Also, coverage is excluded for "Recall of Products, Work or Impaired Property":

Damages claimed for any loss, cost or expense incurred by you or others for the loss of use, withdrawal, recall, inspection, repair, replacement, adjustment, removal or disposal of:
(1) "Your product";
(2) "Your work"; or
(3) "Impaired property";
if such product, work, or property is withdrawn or recalled from the market or from use by any person or organization because of a known or suspected defect, deficiency, inadequacy or dangerous condition in it.
(Id. at NF035065.)

c. Policy Limits & Deductible.

The Policy provides for a $2,500 deductible "per claim" for coverage of "property damage liability," and specifies that National Fire's obligation "to pay damages on your behalf applies only to the amount of damages in excess of any deductible amounts." (Id. at Deductible Liability Insurance, NF035051.) Further, the deductible for "property damage" applies "to all damages sustained by any one person because of 'property damage,'" and the term "person includes an organization." (Id.)

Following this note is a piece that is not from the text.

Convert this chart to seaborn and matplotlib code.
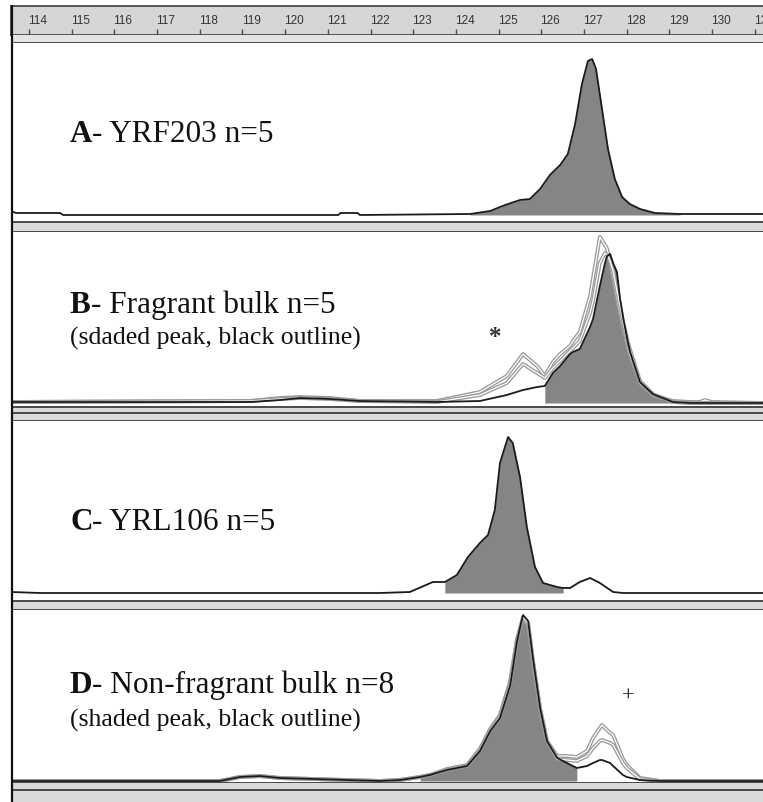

The policy limits were $1 million each occurrence, $2 million general aggregate and $2 million products-completed operations aggregate each year. (Id. at Commercial General Liability - Declarations, NF035048.)

d. Duty to Defend.

Regarding the duty to defend against suit, the Policy defines "suit" and describes the rights and obligations of National Fire:

"Suit" means a civil proceeding in which damages because of "bodily injury", "property damage" or "personal and advertising injury" to which this insurance applies are alleged.
(Id. at NF035075.)
We will have the right and duty to defend the insured against any "suit" seeking those damages. However, we will have no duty to defend the insured against any "suit" seeking damages for "bodily injury" or "property damage" to which this insurance does not apply.
(Id. at NF035061.)

Also, under the Policy, "[t]he terms of this insurance [including the right and duty to defend]. . . apply irrespective of the application of the deductible amount." (Id. at Deductible Liability Insurance, NF035052.)

2. Sharp's tender of claims and National Fire's reservation of rights

In May 2006, National Fire received notice of the state court class action, Quinterro v. Ipex USA, LLC, No. A517493, filed against Sharp and other defendants, alleging damages from Kitec fittings. (Quinterro Claim Tender, Ex. 2 to Ratz Decl., ECF No. 185-2.) On June 2, 2006, National Fire issued a Reservation of Rights letter in response to Sharp's tender of the Quinterro matter and subsequently assumed Sharp's defense in the Underlying Action. (Reservation of Rights Letter, Ex. 3 to Ratz Decl., ECF No. 185-3.)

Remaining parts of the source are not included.